Edward McFadden – Staff Writer
CLARION, Pa.- Retired Colonel Carmine Cicalese spoke to Clarion students about career opportunities in the still-young Cyber Missions Force of the Department of Defense and answered questions related to cybersecurity and the ethics of the digital world.
The Cyber Missions Force began in 2012 following a directive from the Secretary of Defense; Cicalese played an integral part in forming the force. Serving as chief of Cyberspace and Information Operations for four years in the Army, Cicalese has a storied past.
Cicalese has personal connections with Clarion’s Joseph Croskey of the Student Success Center. Croskey and Cicalese graduated from West Point Military Academy in 1968, as noted by Croskey himself, who was present to officiate the talk.

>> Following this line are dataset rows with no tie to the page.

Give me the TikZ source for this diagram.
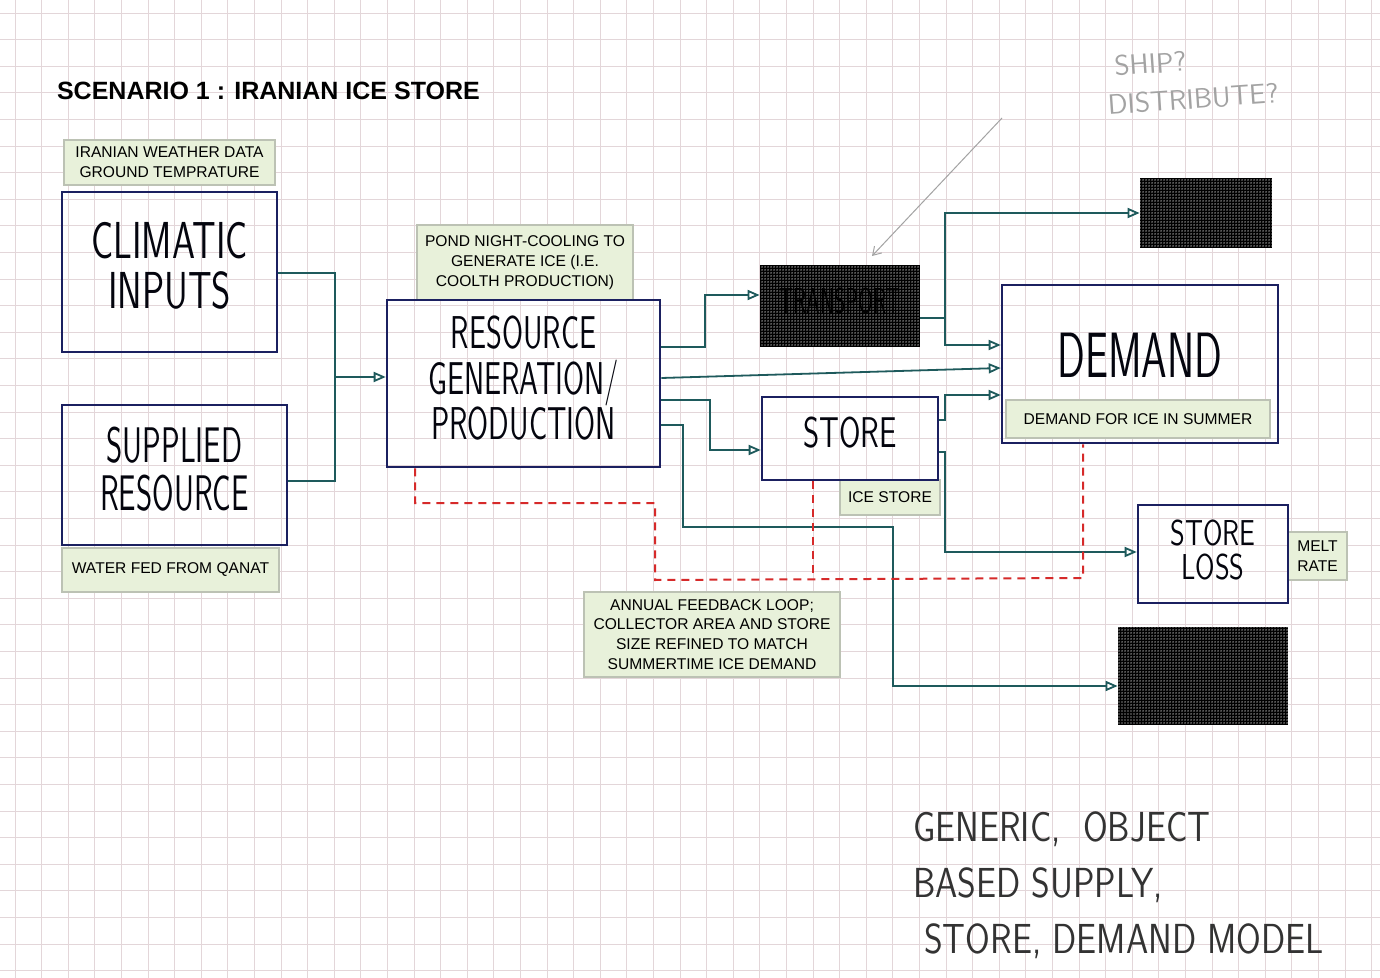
\documentclass[tikz,border=0pt]{standalone}
\usepackage{fontspec}
\usepackage{graphicx}
\newfontfamily\labelfont{Liberation Sans}
\usetikzlibrary{arrows.meta,patterns,calc}

\definecolor{ink}{HTML}{1B2060}
\definecolor{linkink}{HTML}{1E5A5C}
\definecolor{loopred}{HTML}{D62A2A}
\definecolor{notefill}{HTML}{E8F1DA}
\definecolor{noteedge}{HTML}{BCC2B4}
\definecolor{gridpink}{HTML}{E3D6D9}
\definecolor{pencil}{HTML}{A3A3A3}

\pgfdeclarepatternformonly{finedots}{\pgfqpoint{-0.5pt}{-0.5pt}}{\pgfqpoint{0.5pt}{0.5pt}}{\pgfqpoint{1.5pt}{1.5pt}}{%
  \pgfpathcircle{\pgfqpoint{0pt}{0pt}}{0.36pt}\pgfusepath{fill}}

\newcommand\squeeze[2]{\scalebox{#1}[1]{\begin{tabular}{@{}c@{}}#2\end{tabular}}}

\begin{document}
\begin{tikzpicture}[x=0.5pt,y=-0.5pt,
  sketchbox/.style={draw=ink,line width=1.3pt,inner sep=0pt,text=black!85!ink},
  darkbox/.style={preaction={fill=black},pattern=finedots,pattern color=white,inner sep=0pt},
  note/.style={draw=noteedge,fill=notefill,line width=0.6pt,inner sep=0pt,align=center,font=\labelfont\fontsize{7.8}{9.9}\selectfont},
  link/.style={draw=linkink,line width=0.9pt},
  flow/.style={link,-{Triangle[open,length=6pt,width=5pt]}},
  feedback/.style={draw=loopred,line width=1pt,dash pattern=on 4pt off 3pt},
  gridline/.style={draw=gridpink,line width=0.4pt},
  pencilline/.style={draw=pencil,line width=0.5pt,-{Straight Barb[length=4pt,width=5pt]}}]
  \useasboundingbox (0,0) rectangle (1380,978);
  \fill[white] (0,0) rectangle (1380,978);
  \foreach \gx in {15,41.6,...,1380} \draw[gridline] (\gx,0) -- (\gx,978);
  \foreach \gy in {13,39.6,...,978} \draw[gridline] (0,\gy) -- (1380,\gy);

  \node[anchor=west,font=\labelfont\bfseries\fontsize{12.5}{15}\selectfont] (title) at (50,91) {SCENARIO 1 : IRANIAN ICE STORE};

  \node[note,minimum width=105.5pt,minimum height=22.5pt] (weather) at (169.5,162.5) {IRANIAN WEATHER DATA\\GROUND TEMPRATURE};
  \node[note,minimum width=108.5pt,minimum height=22pt] (qanat) at (170.5,570) {WATER FED FROM QANAT};
  \node[note,minimum width=108pt,minimum height=37.5pt] (pond) at (525,262.5) {POND NIGHT-COOLING TO\\GENERATE ICE (I.E.\\COOLTH PRODUCTION)};
  \node[note,minimum width=50pt,minimum height=17.5pt] (icestore) at (890,497.5) {ICE STORE};
  \node[note,minimum width=132pt,minimum height=19pt] (demandnote) at (1138,419) {DEMAND FOR ICE IN SUMMER};
  \node[note,minimum width=29.5pt,minimum height=24pt] (melt) at (1317.5,556) {MELT\\RATE};
  \node[note,minimum width=128pt,minimum height=42.5pt] (annual) at (712,634.5) {ANNUAL FEEDBACK LOOP;\\COLLECTOR AREA AND STORE\\SIZE REFINED TO MATCH\\SUMMERTIME ICE DEMAND};

  \node[sketchbox,minimum width=107.5pt,minimum height=80pt,font=\sffamily\fontsize{26}{21.5}\selectfont] (climatic) at (169.5,272) {\squeeze{0.71}{CLIMATIC\\INPUTS}};
  \node[sketchbox,minimum width=112.5pt,minimum height=70pt,font=\sffamily\fontsize{25}{21}\selectfont] (supplied) at (174.5,475) {\squeeze{0.62}{SUPPLIED\\RESOURCE}};
  \node[sketchbox,minimum width=136.5pt,minimum height=83.5pt,font=\sffamily\fontsize{23}{20}\selectfont] (gen) at (523.5,383.5) {\squeeze{0.66}{RESOURCE\\GENERATION/\\PRODUCTION}};
  \node[sketchbox,minimum width=88pt,minimum height=41.5pt,font=\sffamily\fontsize{21.5}{20}\selectfont] (store) at (850,438.5) {\squeeze{0.72}{STORE}};
  \node[sketchbox,minimum width=138pt,minimum height=79pt,font=\sffamily\fontsize{32}{30}\selectfont] (demand) at (1140,364) {\squeeze{0.64}{DEMAND}};
  \node[sketchbox,minimum width=75pt,minimum height=49pt,font=\sffamily\fontsize{18}{13.5}\selectfont] (loss) at (1213,554) {\squeeze{0.78}{STORE\\LOSS}};

  \node[darkbox,minimum width=80pt,minimum height=41pt,font=\sffamily\fontsize{18}{16}\selectfont] (transport) at (840,306) {\squeeze{0.6}{TRANSPORT}};
  \node[darkbox,minimum width=66pt,minimum height=35pt] (topbox) at (1206,213) {};
  \node[darkbox,minimum width=85pt,minimum height=49pt] (checkbox) at (1203,676) {};

  \node[text=pencil,rotate=4,font=\sffamily\fontsize{14}{19}\selectfont] (shipnote) at (1192,82) {\begin{tabular}{@{}l@{}}\ SHIP?\\DISTRIBUTE?\end{tabular}};
  \node[anchor=west,text=black!80,font=\sffamily\fontsize{21}{28}\selectfont] (modelnote) at (906,886) {\scalebox{0.85}[1]{\begin{tabular}{@{}l@{}}GENERIC,\ \ OBJECT\\BASED SUPPLY,\\\ STORE, DEMAND MODEL\end{tabular}}};

  \coordinate (join) at (335,377);
  \draw[link] (climatic.east |- 0,273) -| (join);
  \draw[link] (supplied.east |- 0,481) -| (join);
  \draw[flow] (join) -- (gen.west |- join);

  \draw[flow] (gen.east |- 0,347) -- (705,347) |- (transport.west |- 0,295);
  \draw[flow] (gen.east |- 0,378) -- (demand.west |- 0,368);
  \draw[flow] (gen.east |- 0,400) -- (710,400) |- (store.west |- 0,450);
  \draw[flow] (gen.east |- 0,425) -- (683,425) |- (893,527) |- (checkbox.west |- 0,686);

  \coordinate (tjoin) at (945,318);
  \draw[link] (transport.east |- tjoin) -- (tjoin);
  \draw[flow] (tjoin) |- (topbox.west |- 0,213);
  \draw[flow] (tjoin) |- (demand.west |- 0,345);
  \draw[flow] (store.east |- 0,420) -- (945,420) |- (demand.west |- 0,395);
  \draw[flow] (store.east |- 0,452) -- (945,452) |- (loss.west |- 0,552);

  \draw[feedback] (415,0 |- gen.south) -- (415,503) -- (655,503) -- (655,580) -- (1083,578) -- (1083,0 |- demand.south);
  \draw[feedback] (813,0 |- store.south) -- (813,579);

  \coordinate (shipfoot) at (1002,118);
  \coordinate (shiptip) at (872,256);
  \draw[pencilline] (shipfoot) -- (shiptip);
\end{tikzpicture}
\end{document}
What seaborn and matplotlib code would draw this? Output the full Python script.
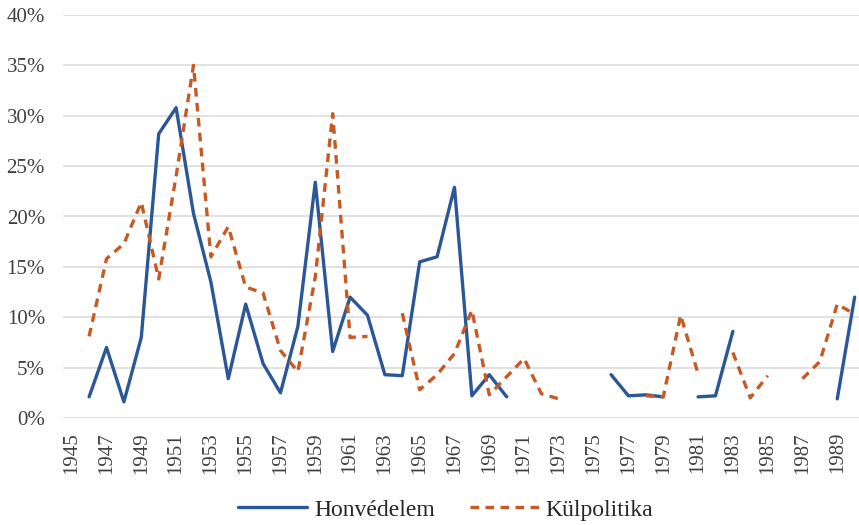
import numpy as np
import pandas as pd
import matplotlib
matplotlib.use("Agg")
import matplotlib.pyplot as plt
import matplotlib.ticker as ticker
from matplotlib.lines import Line2D
import seaborn as sns

nan = np.nan

years = list(range(1945, 1991))

# share of topics per year, in %
honvedelem = [nan, 2.1, 7.0, 1.6, 8.0, 28.2, 30.8, 20.3, 13.5, 3.9,
              11.3, 5.4, 2.5, 9.1, 23.4, 6.6, 12.0, 10.2, 4.3, 4.2,
              15.5, 16.0, 22.9, 2.2, 4.3, 2.1, nan, nan, nan, nan,
              nan, 4.3, 2.2, 2.3, 2.1, nan, 2.1, 2.2, 8.6, nan,
              nan, nan, nan, nan, 1.9, 12.0]
kulpolitika = [nan, 8.1, 15.8, 17.3, 21.4, 13.8, 24.0, 35.0, 16.0, 19.0,
               13.0, 12.4, 6.7, 4.6, 14.0, 30.2, 8.0, 8.1, nan, 10.4,
               2.8, 4.3, 6.4, 10.7, 2.3, 4.1, 5.9, 2.4, 1.9, nan,
               nan, nan, nan, 2.2, 2.1, 10.2, 4.4, nan, 6.5, 2.0,
               4.2, nan, 3.9, 5.6, 11.3, 10.3]

series_names = ["Honvédelem", "Külpolitika"]
colors = ["#2B5797", "#C65A24"]
dash = (0, (2.6, 1.9))

sns.set_style("white")
plt.rcParams["font.family"] = ["Liberation Serif", "DejaVu Serif"]

fig = plt.figure(figsize=(8.59, 5.25), dpi=100)
ax = fig.add_axes([63 / 859, 1 - 418 / 525, 1 - 63 / 859, 403 / 525])


def segments(vals):
    # break the line where a year is missing
    df = pd.DataFrame({"year": years, "val": vals})
    df["seg"] = df["val"].isna().cumsum()
    return df.dropna()


df_h = segments(honvedelem)
df_k = segments(kulpolitika)

sns.lineplot(data=df_h, x="year", y="val", units="seg", estimator=None,
             color=colors[0], lw=2.4, ax=ax, solid_capstyle="round")
sns.lineplot(data=df_k, x="year", y="val", units="seg", estimator=None,
             color=colors[1], lw=2.4, ax=ax, linestyle=dash)

ax.set_xlim(1944.5, 1990.25)
ax.set_ylim(0, 40)
ax.set_xticks(range(1945, 1990, 2))
ax.set_xticklabels([str(y) for y in range(1945, 1990, 2)], rotation=90)
ax.yaxis.set_major_locator(ticker.MultipleLocator(5))
ax.yaxis.set_major_formatter(ticker.FormatStrFormatter("%d%%"))
ax.tick_params(axis="y", length=0, pad=13, labelsize=15, colors="#404040")
ax.tick_params(axis="x", length=0, pad=10, labelsize=15, colors="#404040")
ax.grid(axis="y", color="#D9D9D9", lw=1.1)
ax.set_axisbelow(True)
ax.set_xlabel("")
ax.set_ylabel("")
sns.despine(ax=ax, left=True, bottom=True)

handles = [Line2D([], [], color=colors[0], lw=2.4),
           Line2D([], [], color=colors[1], lw=2.4, linestyle=dash)]
fig.legend(handles, series_names, loc="center", bbox_to_anchor=(0.519, 0.029),
           ncol=2, frameon=False, fontsize=17, handlelength=2.9,
           handletextpad=0.3, columnspacing=1.5, borderpad=0, borderaxespad=0)

fig.savefig("out.png", dpi=100)
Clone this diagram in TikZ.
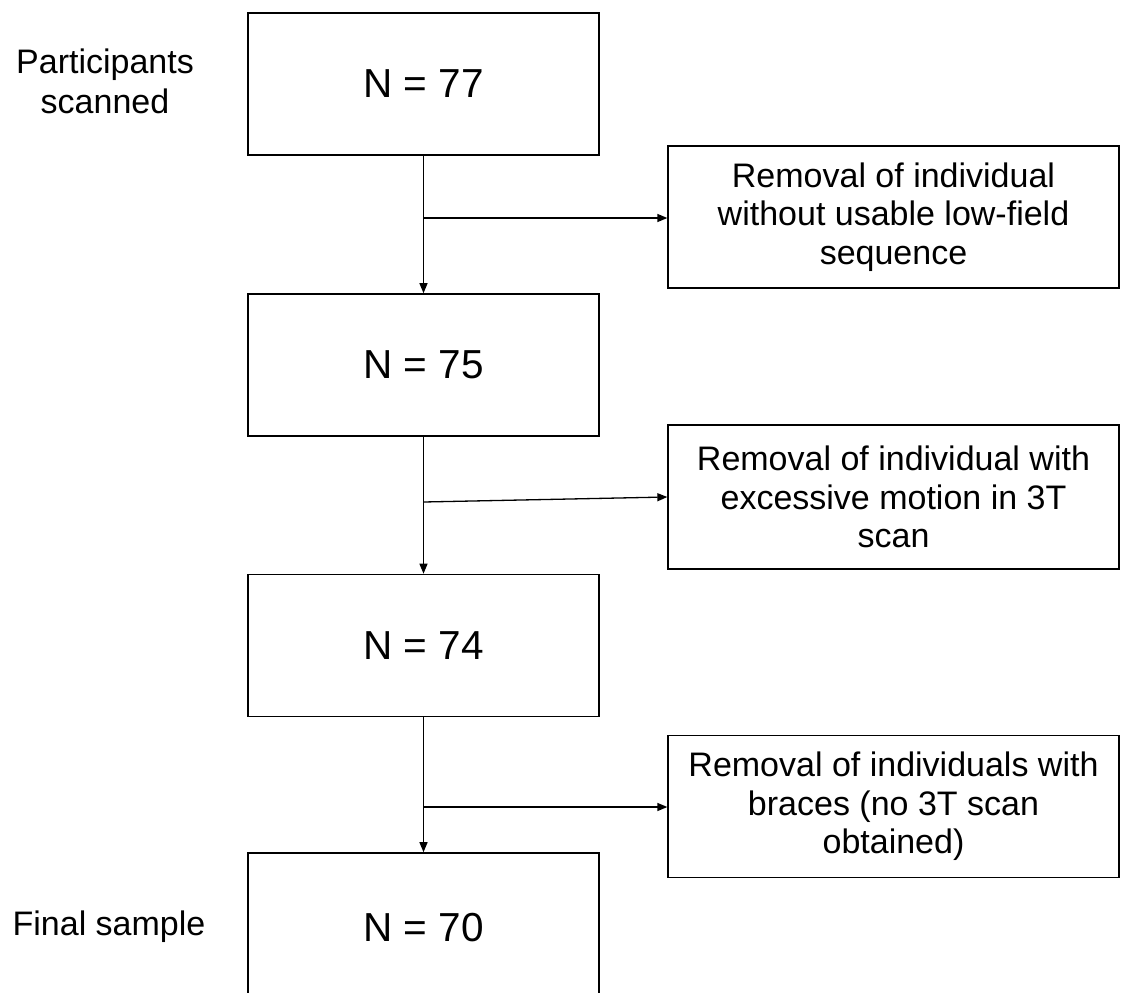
\documentclass[tikz,border=0pt]{standalone}
\usepackage{fontspec}
\setmainfont{Liberation Sans}
\usetikzlibrary{arrows.meta}
\begin{document}
\begin{tikzpicture}[x=1pt,y=-1pt,
  mainbox/.style={draw=black, line width=1.6pt, minimum width=351pt, minimum height=142pt, inner sep=0pt, font=\fontsize{40.5}{48}\selectfont},
  sidebox/.style={draw=black, line width=1.3pt, minimum width=451pt, minimum height=142pt, inner sep=0pt, align=center, font=\fontsize{34}{38.5}\selectfont},
  lbl/.style={align=center, inner sep=0pt, font=\fontsize{34}{40}\selectfont},
  conn/.style={line width=1.3pt, -{Triangle[length=10pt,width=8pt]}}]
\useasboundingbox (0,0) rectangle (1122,993);
\clip (0,0) rectangle (1122,993);
\fill[white] (0,0) rectangle (1122,993);
\node[mainbox] (b1) at (423.5,84) {N = 77};
\node[mainbox] (b2) at (423.5,365) {N = 75};
\node[mainbox] (b3) at (423.5,645.5) {N = 74};
\node[mainbox, minimum height=150pt] (b4) at (423.5,928) {N = 70};
\node[sidebox] (sa) at (893.5,217) {Removal of individual\\without usable low-field\\sequence};
\node[sidebox, minimum height=144pt] (sb) at (893.5,497) {Removal of individual with\\excessive motion in 3T\\scan};
\node[sidebox] (sc) at (893.5,806.5) {Removal of individuals with\\braces (no 3T scan\\obtained)};
\node[lbl] (l1) at (105,81.5) {Participants\\scanned};
\node[lbl, anchor=base] (l2) at (109,935) {Final sample};
\coordinate (ja) at (423.5,218);
\coordinate (jb) at (423.5,502);
\coordinate (jc) at (423.5,807);
\draw[conn] (b1.south) -- (b2.north);
\draw[conn] (b2.south) -- (b3.north);
\draw[conn] (b3.south) -- (b4.north);
\draw[conn] (ja) -- (sa.west |- ja);
\draw[conn] (jb) -- (sb.west);
\draw[conn] (jc) -- (sc.west |- jc);
\end{tikzpicture}
\end{document}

Before speaking about the Cyber Missions Force, the former colonel gave an informative speech on the three subsystems of the cyber operations of the Department of Defense: offensive cyberspace operations, defensive cyberspace operations and information network operations.
Each of these three divisions was said to have critical roles in defending United States networks from destructive forces and protecting American interest abroad. The defensive cyberspace operations portion serves the focal point of most operations.
Cicalese carefully pointed out that the internet is a public domain, and as such, is subject to some degree of lawlessness or unintentional consequences of cyber operations. The U.S. code-based authorities are important in detailing the acceptable range of action to which that the government limits itself,and Title 40 was cited as a very important line in the sand. Title 40 establishes standards for obtaining digital information throughout all federal government agencies.
Recent major new headlines and current events made for an engaged conversation with the crowd of mostly computer science and information systems majors. Cicalese suggested that one of the most important potential threats to American cyber security was Russian cyberattacks, or hackings.
He referenced the allegations that Russian government intervened in the election process by hacking into the Democratic National Convention. He called Russia a good example of an Advanced Persistent Threat (APT), and said that the Department of Defense will continue to keep an eye on Russia.
Other threats mentioned were Stuxnet, the malicious digital weapon that played part in a cyberattack on Iran in 2010 and organizations like Anonymous.
This is where the Cyber Missions Force comes in: to respond to these threats. The fledgling force currently employs between 6,500 and 7,000 people, Cicalese estimated. Nearly 20 percent of whom are civilians. No military experience is required for the job position.
The Cyber Missions Force is projected to have 133 teams by 2018. Four categories divide teams by function: National Mission Teams defend the U.S. and its interests from cyberattacks, Cyber Protection Teams defend Department of Defense networks, Combat Mission Teams provide support to military combatants, and Support Teams provide planning and analysis for the Combat Mission Teams.
Cicalese went on to say that it is a good field to pursue. He said the job prospects are good, reporting that there are currently more job openings than eligible graduates in recent years.
Institutions that have been accredited with the National Security Agency’s (NSA’s) certificate for Center of Academic Excellence can provide students with the most exhaustive set of experience and education to be qualified for these positions, Cicalese said, but it is not required.
The only accredited program in Pennsylvania currently is Carnegie Mellon University’s master’s in science in information security and cyber operations. But Cicalese continued by saying that looking into a degree in cyber defense or cyber forensics would help applicants a lot.
Other things that applicants can do is get certified as a CISSP or certified information systems security professional. This certification requires a minimum of five years of work experience in certain domains and a passing score on the CISSP exam.
During the talk, Cicalese displayed a cartoon exaggerating America’s focus on physical security and the right to bear arms, while lacking in cyber security. He made it clear that a new age of technology calls for advanced cyber defense systems, and the growing Cyber Defense Force, Cicalese said, is an important first step.
More information about the Cyber Defense Force can be found on the Department of Defense website.